Unsere Aufgabe als Juden ist klar definiert. Wir sollten uns Jitzchak als Beispiel nehmen, der die Brunnen, welche die Philister nach Avrahams Tod verstopft hatten, wieder aufgrub und ihnen ihre ursprüngliche Funktion zurückgab.

Hierin liegt unsere Aufgabe als Juden heute: die verstopften Brunnen, die falschen Bilder, die über uns und über Israel in Umlauf sind, beharrlich aufzudecken, zu korrigieren, zu beseitigen und unserer nichtjüdischen Umgebung ein im Erbe unserer Väter verankertes Judentum zu vermitteln. Hierzu gehört selbstverständlich, unsere eigene Tradition und Lebenspraxis ernst zu nehmen.

Rabbiner Hirsch sieht in der zurückweisenden Eifersucht nicht nur ein rettendes Heilmittel, um uns immer wieder an unsere eigentliche jüdische Aufgabe zu ermahnen. Es ist gleichwohl auch die große Chance für uns Juden, die wir im geistigen Vermächtnis Avrahams stehen, uns immer wieder auf uns selbst und auf unser Vermächtnis zurückzubesinnen. Nehmen wir unsere Tradition ernst, beginnen wir, frei und selbstständig unter den Völkern zu leben – nicht obwohl, sondern weil wir Juden sind.
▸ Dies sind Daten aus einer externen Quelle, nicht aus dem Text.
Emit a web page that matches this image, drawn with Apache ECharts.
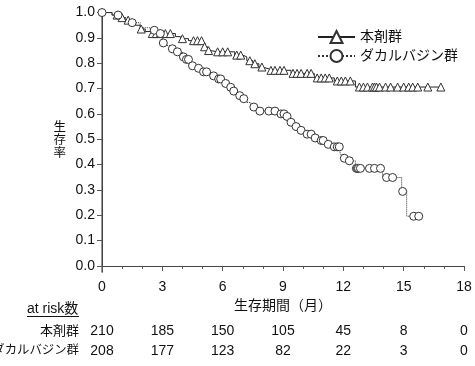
<!DOCTYPE html>
<html><head><meta charset="utf-8">
<script src="https://cdn.jsdelivr.net/npm/echarts@6/dist/echarts.min.js"></script>
<style>html,body{margin:0;padding:0;background:#fff}#c{width:475px;height:366px}</style>
</head><body><div id="c"></div>
<script>
const groupNames = ['本剤群', 'ダカルバジン群'];

// 本剤群: event times / survival after event, censor times
const drugEventT = [0, 0.5, 0.85, 1.15, 1.35, 1.65, 1.9, 2.15, 2.45, 3.65, 3.9, 4.3, 5.05, 5.25, 5.4, 6.6, 7.0, 7.2, 7.5, 7.8, 8.0, 8.3, 9.4, 10.55, 11.55, 12.6];
const drugEventS = [1.0, 0.99, 0.98, 0.97, 0.96, 0.95, 0.935, 0.925, 0.917, 0.905, 0.897, 0.889, 0.865, 0.85, 0.845, 0.832, 0.825, 0.81, 0.798, 0.785, 0.778, 0.772, 0.76, 0.742, 0.73, 0.706];
const drugCensorT = [0.75, 1.0, 1.3, 1.95, 2.5, 2.7, 2.9, 3.15, 3.4, 4.0, 4.55, 4.75, 4.95, 5.1, 5.3, 5.75, 6.0, 6.25, 6.7, 6.9, 7.35, 7.6, 7.95, 8.4, 8.6, 8.85, 9.05, 9.5, 9.7, 9.9, 10.2, 10.4, 10.7, 10.9, 11.1, 11.3, 11.7, 11.9, 12.1, 12.35, 12.8, 13.0, 13.2, 13.45, 13.55, 13.65, 13.8, 14.1, 14.35, 14.7, 15.0, 15.25, 15.45, 15.7, 16.2, 16.85];

// ダカルバジン群
const dacEventT = [0, 0.5, 0.9, 1.3, 1.9, 2.4, 2.75, 3.0, 3.2, 3.4, 3.65, 4.0, 4.15, 4.4, 4.65, 5.0, 5.4, 5.75, 6.05, 6.3, 6.45, 6.75, 7.0, 7.2, 7.4, 7.7, 8.75, 9.1, 9.3, 9.5, 9.75, 10.1, 10.5, 10.75, 11.05, 11.4, 11.85, 11.95, 12.15, 12.6, 13.95, 14.9, 15.15];
const dacEventS = [1.0, 0.99, 0.98, 0.96, 0.94, 0.93, 0.917, 0.88, 0.87, 0.857, 0.845, 0.825, 0.815, 0.79, 0.78, 0.766, 0.75, 0.738, 0.72, 0.705, 0.69, 0.672, 0.66, 0.645, 0.627, 0.611, 0.6, 0.59, 0.567, 0.55, 0.535, 0.52, 0.505, 0.495, 0.48, 0.47, 0.44, 0.425, 0.415, 0.385, 0.349, 0.294, 0.196];
const dacCensorT = [0, 0.8, 1.5, 2.6, 2.9, 3.05, 3.5, 3.75, 4.05, 4.2, 4.3, 4.5, 4.8, 5.05, 5.2, 5.55, 5.8, 5.9, 6.15, 6.4, 6.55, 6.85, 7.05, 7.55, 7.85, 8.3, 8.6, 8.9, 9.05, 9.2, 9.4, 9.65, 9.9, 10.2, 10.4, 10.6, 10.9, 11.0, 11.25, 11.55, 11.7, 11.8, 12.05, 12.3, 12.65, 12.7, 12.75, 12.85, 13.3, 13.55, 13.85, 14.15, 14.45, 14.95, 15.5, 15.75];

const xTicks = [0, 3, 6, 9, 12, 15, 18];
const yTicks = [0, 0.1, 0.2, 0.3, 0.4, 0.5, 0.6, 0.7, 0.8, 0.9, 1.0];
const riskTitle = 'at risk数';
const riskDrug = [210, 185, 150, 105, 45, 8, 0];
const riskDac = [208, 177, 123, 82, 22, 3, 0];
const xName = '生存期間（月）';
const yName = '生存率';

function survAt(ts, ss, t) { let s = ss[0]; for (let i = 0; i < ts.length; i++) { if (ts[i] <= t) s = ss[i]; } return s; }
function buildKM(ts, ss, cs) {
  const pts = [];
  ts.forEach((t, i) => pts.push({ t: t, s: ss[i], c: 0 }));
  cs.forEach(t => pts.push({ t: t, s: survAt(ts, ss, t), c: 1 }));
  pts.sort((a, b) => (a.t - b.t) || (a.c - b.c));
  return pts.map(p => p.c ? { value: [p.t, p.s] } : { value: [p.t, p.s], symbol: 'none' });
}

const FONT = '"Liberation Sans", "Noto Sans CJK JP", sans-serif';
const chart = echarts.init(document.getElementById('c'), null, { renderer: 'canvas' });

function riskAxis(name, arr, offset, nameSize) {
  return {
    type: 'value', gridIndex: 0, min: 0, max: 18, interval: 3, position: 'bottom', offset: offset,
    axisLine: { show: false }, axisTick: { show: false }, splitLine: { show: false },
    axisLabel: { margin: 0, verticalAlign: 'middle', fontSize: 14, fontFamily: FONT, color: '#111',
      formatter: v => { const i = xTicks.indexOf(v); return i >= 0 ? String(arr[i]) : ''; } },
    name: name, nameLocation: 'start', nameGap: 23,
    nameTextStyle: { fontSize: nameSize, fontFamily: FONT, color: '#111', align: 'right', verticalAlign: 'middle' }
  };
}

chart.setOption({
  animation: false,
  backgroundColor: '#fff',
  grid: { left: 102, right: 11, top: 9, bottom: 94, outerBoundsMode: 'none', containLabel: false },
  legend: {
    orient: 'vertical', left: 312, top: 25, itemWidth: 37, itemHeight: 15, itemGap: 5,
    textStyle: { fontSize: 14, fontFamily: FONT, color: '#111' },
    data: groupNames
  },
  xAxis: [
    {
      type: 'value', min: 0, max: 18, interval: 3, position: 'bottom',
      axisLine: { show: true, lineStyle: { color: '#555', width: 1 } },
      axisTick: { show: true, length: 5, lineStyle: { color: '#555' } },
      minorTick: { show: true, splitNumber: 3, length: 3, lineStyle: { color: '#555' } },
      splitLine: { show: false },
      axisLabel: { fontSize: 14, fontFamily: FONT, color: '#111', margin: 8, formatter: v => String(v) },
      name: xName, nameLocation: 'middle', nameGap: 27,
      nameTextStyle: { fontSize: 14, fontFamily: FONT, color: '#111' }
    },
    { type: 'value', min: 0, max: 18, position: 'top', axisLine: { show: true, lineStyle: { color: '#444' } },
      axisTick: { show: false }, axisLabel: { show: false }, splitLine: { show: false } },
    riskAxis(groupNames[0], riskDrug, 59, 13),
    riskAxis(groupNames[1], riskDac, 79, 12.4)
  ],
  yAxis: [
    {
      type: 'value', min: -0.024, max: 1.014,
      axisLine: { show: true, lineStyle: { color: '#777', width: 1.5 } },
      axisTick: { show: true, length: 5, customValues: yTicks, lineStyle: { color: '#555' } },
      splitLine: { show: false },
      axisLabel: { customValues: yTicks, fontSize: 14, fontFamily: FONT, color: '#111', margin: 7, formatter: v => v.toFixed(1) },
      name: yName.split('').join('\n'), nameLocation: 'middle', nameRotate: 0, nameGap: 36,
      nameTextStyle: { fontSize: 12.5, lineHeight: 13, fontFamily: FONT, color: '#111', align: 'right', padding: [0, 0, 10, 0] }
    },
    { type: 'value', min: -0.024, max: 1.014, position: 'right', axisLine: { show: true, lineStyle: { color: '#444' } },
      axisTick: { show: false }, axisLabel: { show: false }, splitLine: { show: false } }
  ],
  graphic: [
    { type: 'text', left: 27, top: 302, style: { text: riskTitle, font: '14px ' + FONT, fill: '#111' } },
    { type: 'line', shape: { x1: 27, y1: 316.5, x2: 79, y2: 316.5 }, style: { stroke: '#111', lineWidth: 1 } }
  ],
  series: [
    {
      name: groupNames[0], type: 'line', step: 'end', xAxisIndex: 0, yAxisIndex: 0,
      data: buildKM(drugEventT, drugEventS, drugCensorT),
      symbol: 'triangle', symbolSize: 8, showSymbol: true, showAllSymbol: true,
      lineStyle: { color: '#222', width: 1, type: 'solid' },
      itemStyle: { color: '#fff', borderColor: '#333', borderWidth: 1 }
    },
    {
      name: groupNames[1], type: 'line', step: 'end', xAxisIndex: 0, yAxisIndex: 0,
      data: buildKM(dacEventT, dacEventS, dacCensorT),
      symbol: 'circle', symbolSize: 8, showSymbol: true, showAllSymbol: true,
      lineStyle: { color: '#333', width: 1, type: 'dotted' },
      itemStyle: { color: '#fff', borderColor: '#333', borderWidth: 1 }
    }
  ]
});
</script></body></html>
Der Autor ist Leiter des religiösen Erziehungswesens der IKG München.

inhalt
Der Wochenabschnitt Toldot erzählt von der Geburt der Zwillinge Esaw und Jakov. Für ein »rotes Gericht« erkauft Jakov von seinem Bruder das Erstgeburtsrecht. Wegen einer Hungersnot muss Jitzchak das Land verlassen. Er geht zu Avimelech, dem König von Gerar. Dort gibt er seine Frau Rivka als Schwester aus, weil er um sein Leben fürchtet. Als Jitzchak im Sterben liegt, will er Esaw segnen, doch er wird von Rivka und Jakov getäuscht und segnet so Jakov. Der muss danach vor seinem Bruder Esaw flüchten und geht nach Haran.